[START]

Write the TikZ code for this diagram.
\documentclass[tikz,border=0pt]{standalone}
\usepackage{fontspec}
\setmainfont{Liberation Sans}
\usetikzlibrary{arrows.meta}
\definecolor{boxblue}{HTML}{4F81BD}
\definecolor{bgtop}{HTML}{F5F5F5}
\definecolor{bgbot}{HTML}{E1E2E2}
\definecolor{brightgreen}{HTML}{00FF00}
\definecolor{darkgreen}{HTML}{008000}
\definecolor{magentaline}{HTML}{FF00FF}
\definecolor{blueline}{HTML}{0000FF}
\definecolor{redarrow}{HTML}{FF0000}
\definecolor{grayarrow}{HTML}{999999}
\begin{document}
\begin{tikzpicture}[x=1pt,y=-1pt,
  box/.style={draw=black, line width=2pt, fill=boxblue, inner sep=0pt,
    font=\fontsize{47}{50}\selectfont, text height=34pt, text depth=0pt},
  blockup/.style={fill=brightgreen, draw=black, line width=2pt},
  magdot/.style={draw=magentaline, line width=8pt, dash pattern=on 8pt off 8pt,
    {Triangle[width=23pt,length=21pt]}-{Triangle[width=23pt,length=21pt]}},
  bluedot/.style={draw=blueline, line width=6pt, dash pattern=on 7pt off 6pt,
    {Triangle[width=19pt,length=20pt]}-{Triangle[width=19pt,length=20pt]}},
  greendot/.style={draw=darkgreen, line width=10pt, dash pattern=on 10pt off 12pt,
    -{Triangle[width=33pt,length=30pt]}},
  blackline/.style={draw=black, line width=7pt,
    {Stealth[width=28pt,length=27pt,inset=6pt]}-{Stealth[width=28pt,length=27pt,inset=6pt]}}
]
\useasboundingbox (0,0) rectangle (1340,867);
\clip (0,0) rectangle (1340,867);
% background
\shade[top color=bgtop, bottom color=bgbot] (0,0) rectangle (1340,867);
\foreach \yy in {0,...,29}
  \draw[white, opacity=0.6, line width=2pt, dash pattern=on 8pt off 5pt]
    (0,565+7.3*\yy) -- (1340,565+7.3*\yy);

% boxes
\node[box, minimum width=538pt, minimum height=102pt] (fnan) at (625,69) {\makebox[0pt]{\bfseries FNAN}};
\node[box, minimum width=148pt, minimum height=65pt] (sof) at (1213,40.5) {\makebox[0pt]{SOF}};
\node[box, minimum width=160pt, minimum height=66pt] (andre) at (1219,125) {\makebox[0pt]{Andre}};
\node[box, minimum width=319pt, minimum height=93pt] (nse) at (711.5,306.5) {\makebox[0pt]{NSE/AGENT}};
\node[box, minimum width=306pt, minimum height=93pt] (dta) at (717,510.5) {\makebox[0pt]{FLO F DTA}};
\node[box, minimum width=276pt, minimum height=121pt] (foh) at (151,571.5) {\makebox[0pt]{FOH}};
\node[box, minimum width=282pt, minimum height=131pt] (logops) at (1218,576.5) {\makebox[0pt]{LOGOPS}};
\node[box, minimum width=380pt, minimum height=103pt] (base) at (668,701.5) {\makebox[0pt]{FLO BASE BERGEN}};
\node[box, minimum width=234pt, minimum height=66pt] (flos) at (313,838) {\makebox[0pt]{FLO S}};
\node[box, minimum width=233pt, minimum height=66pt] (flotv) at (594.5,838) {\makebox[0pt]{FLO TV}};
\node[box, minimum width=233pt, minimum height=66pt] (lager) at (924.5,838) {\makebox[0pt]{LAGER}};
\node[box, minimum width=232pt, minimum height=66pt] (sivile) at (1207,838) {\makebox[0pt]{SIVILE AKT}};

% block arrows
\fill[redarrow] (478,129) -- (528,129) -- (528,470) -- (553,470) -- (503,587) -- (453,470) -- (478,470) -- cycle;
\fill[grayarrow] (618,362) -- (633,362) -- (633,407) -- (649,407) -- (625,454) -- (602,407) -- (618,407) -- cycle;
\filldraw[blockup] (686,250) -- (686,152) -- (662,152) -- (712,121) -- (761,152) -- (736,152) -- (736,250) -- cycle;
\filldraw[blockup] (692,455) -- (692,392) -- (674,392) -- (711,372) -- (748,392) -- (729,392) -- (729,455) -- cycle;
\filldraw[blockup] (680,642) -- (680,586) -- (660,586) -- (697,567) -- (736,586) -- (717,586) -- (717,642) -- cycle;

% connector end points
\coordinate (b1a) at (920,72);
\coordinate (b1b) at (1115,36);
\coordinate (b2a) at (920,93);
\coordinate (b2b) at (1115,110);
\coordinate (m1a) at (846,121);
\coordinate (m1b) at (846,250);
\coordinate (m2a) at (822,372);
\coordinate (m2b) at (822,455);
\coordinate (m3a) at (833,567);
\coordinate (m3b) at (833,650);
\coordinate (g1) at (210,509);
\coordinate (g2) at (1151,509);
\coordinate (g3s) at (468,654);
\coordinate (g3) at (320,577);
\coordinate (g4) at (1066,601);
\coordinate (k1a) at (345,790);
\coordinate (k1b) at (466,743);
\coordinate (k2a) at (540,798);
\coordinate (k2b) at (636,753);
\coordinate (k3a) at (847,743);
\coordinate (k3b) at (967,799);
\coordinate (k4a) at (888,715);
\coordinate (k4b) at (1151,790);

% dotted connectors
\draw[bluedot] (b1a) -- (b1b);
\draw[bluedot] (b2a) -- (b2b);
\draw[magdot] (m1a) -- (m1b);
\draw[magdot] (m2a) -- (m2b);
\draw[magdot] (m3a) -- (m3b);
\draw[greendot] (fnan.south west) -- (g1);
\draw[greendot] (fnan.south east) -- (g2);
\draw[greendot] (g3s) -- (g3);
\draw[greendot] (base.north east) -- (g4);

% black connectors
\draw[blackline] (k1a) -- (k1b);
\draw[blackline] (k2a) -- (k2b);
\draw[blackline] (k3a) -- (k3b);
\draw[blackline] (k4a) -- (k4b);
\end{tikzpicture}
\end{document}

[END]

JOB
Your task is to quote all of the data word for word.

ANSWER TO THE TASK
Write the TikZ code for this diagram.
\documentclass[tikz,border=0pt]{standalone}
\usepackage{fontspec}
\setmainfont{Liberation Sans}
\usetikzlibrary{arrows.meta}
\definecolor{boxblue}{HTML}{4F81BD}
\definecolor{bgtop}{HTML}{F5F5F5}
\definecolor{bgbot}{HTML}{E1E2E2}
\definecolor{brightgreen}{HTML}{00FF00}
\definecolor{darkgreen}{HTML}{008000}
\definecolor{magentaline}{HTML}{FF00FF}
\definecolor{blueline}{HTML}{0000FF}
\definecolor{redarrow}{HTML}{FF0000}
\definecolor{grayarrow}{HTML}{999999}
\begin{document}
\begin{tikzpicture}[x=1pt,y=-1pt,
  box/.style={draw=black, line width=2pt, fill=boxblue, inner sep=0pt,
    font=\fontsize{47}{50}\selectfont, text height=34pt, text depth=0pt},
  blockup/.style={fill=brightgreen, draw=black, line width=2pt},
  magdot/.style={draw=magentaline, line width=8pt, dash pattern=on 8pt off 8pt,
    {Triangle[width=23pt,length=21pt]}-{Triangle[width=23pt,length=21pt]}},
  bluedot/.style={draw=blueline, line width=6pt, dash pattern=on 7pt off 6pt,
    {Triangle[width=19pt,length=20pt]}-{Triangle[width=19pt,length=20pt]}},
  greendot/.style={draw=darkgreen, line width=10pt, dash pattern=on 10pt off 12pt,
    -{Triangle[width=33pt,length=30pt]}},
  blackline/.style={draw=black, line width=7pt,
    {Stealth[width=28pt,length=27pt,inset=6pt]}-{Stealth[width=28pt,length=27pt,inset=6pt]}}
]
\useasboundingbox (0,0) rectangle (1340,867);
\clip (0,0) rectangle (1340,867);
% background
\shade[top color=bgtop, bottom color=bgbot] (0,0) rectangle (1340,867);
\foreach \yy in {0,...,29}
  \draw[white, opacity=0.6, line width=2pt, dash pattern=on 8pt off 5pt]
    (0,565+7.3*\yy) -- (1340,565+7.3*\yy);

% boxes
\node[box, minimum width=538pt, minimum height=102pt] (fnan) at (625,69) {\makebox[0pt]{\bfseries FNAN}};
\node[box, minimum width=148pt, minimum height=65pt] (sof) at (1213,40.5) {\makebox[0pt]{SOF}};
\node[box, minimum width=160pt, minimum height=66pt] (andre) at (1219,125) {\makebox[0pt]{Andre}};
\node[box, minimum width=319pt, minimum height=93pt] (nse) at (711.5,306.5) {\makebox[0pt]{NSE/AGENT}};
\node[box, minimum width=306pt, minimum height=93pt] (dta) at (717,510.5) {\makebox[0pt]{FLO F DTA}};
\node[box, minimum width=276pt, minimum height=121pt] (foh) at (151,571.5) {\makebox[0pt]{FOH}};
\node[box, minimum width=282pt, minimum height=131pt] (logops) at (1218,576.5) {\makebox[0pt]{LOGOPS}};
\node[box, minimum width=380pt, minimum height=103pt] (base) at (668,701.5) {\makebox[0pt]{FLO BASE BERGEN}};
\node[box, minimum width=234pt, minimum height=66pt] (flos) at (313,838) {\makebox[0pt]{FLO S}};
\node[box, minimum width=233pt, minimum height=66pt] (flotv) at (594.5,838) {\makebox[0pt]{FLO TV}};
\node[box, minimum width=233pt, minimum height=66pt] (lager) at (924.5,838) {\makebox[0pt]{LAGER}};
\node[box, minimum width=232pt, minimum height=66pt] (sivile) at (1207,838) {\makebox[0pt]{SIVILE AKT}};

% block arrows
\fill[redarrow] (478,129) -- (528,129) -- (528,470) -- (553,470) -- (503,587) -- (453,470) -- (478,470) -- cycle;
\fill[grayarrow] (618,362) -- (633,362) -- (633,407) -- (649,407) -- (625,454) -- (602,407) -- (618,407) -- cycle;
\filldraw[blockup] (686,250) -- (686,152) -- (662,152) -- (712,121) -- (761,152) -- (736,152) -- (736,250) -- cycle;
\filldraw[blockup] (692,455) -- (692,392) -- (674,392) -- (711,372) -- (748,392) -- (729,392) -- (729,455) -- cycle;
\filldraw[blockup] (680,642) -- (680,586) -- (660,586) -- (697,567) -- (736,586) -- (717,586) -- (717,642) -- cycle;

% connector end points
\coordinate (b1a) at (920,72);
\coordinate (b1b) at (1115,36);
\coordinate (b2a) at (920,93);
\coordinate (b2b) at (1115,110);
\coordinate (m1a) at (846,121);
\coordinate (m1b) at (846,250);
\coordinate (m2a) at (822,372);
\coordinate (m2b) at (822,455);
\coordinate (m3a) at (833,567);
\coordinate (m3b) at (833,650);
\coordinate (g1) at (210,509);
\coordinate (g2) at (1151,509);
\coordinate (g3s) at (468,654);
\coordinate (g3) at (320,577);
\coordinate (g4) at (1066,601);
\coordinate (k1a) at (345,790);
\coordinate (k1b) at (466,743);
\coordinate (k2a) at (540,798);
\coordinate (k2b) at (636,753);
\coordinate (k3a) at (847,743);
\coordinate (k3b) at (967,799);
\coordinate (k4a) at (888,715);
\coordinate (k4b) at (1151,790);

% dotted connectors
\draw[bluedot] (b1a) -- (b1b);
\draw[bluedot] (b2a) -- (b2b);
\draw[magdot] (m1a) -- (m1b);
\draw[magdot] (m2a) -- (m2b);
\draw[magdot] (m3a) -- (m3b);
\draw[greendot] (fnan.south west) -- (g1);
\draw[greendot] (fnan.south east) -- (g2);
\draw[greendot] (g3s) -- (g3);
\draw[greendot] (base.north east) -- (g4);

% black connectors
\draw[blackline] (k1a) -- (k1b);
\draw[blackline] (k2a) -- (k2b);
\draw[blackline] (k3a) -- (k3b);
\draw[blackline] (k4a) -- (k4b);
\end{tikzpicture}
\end{document}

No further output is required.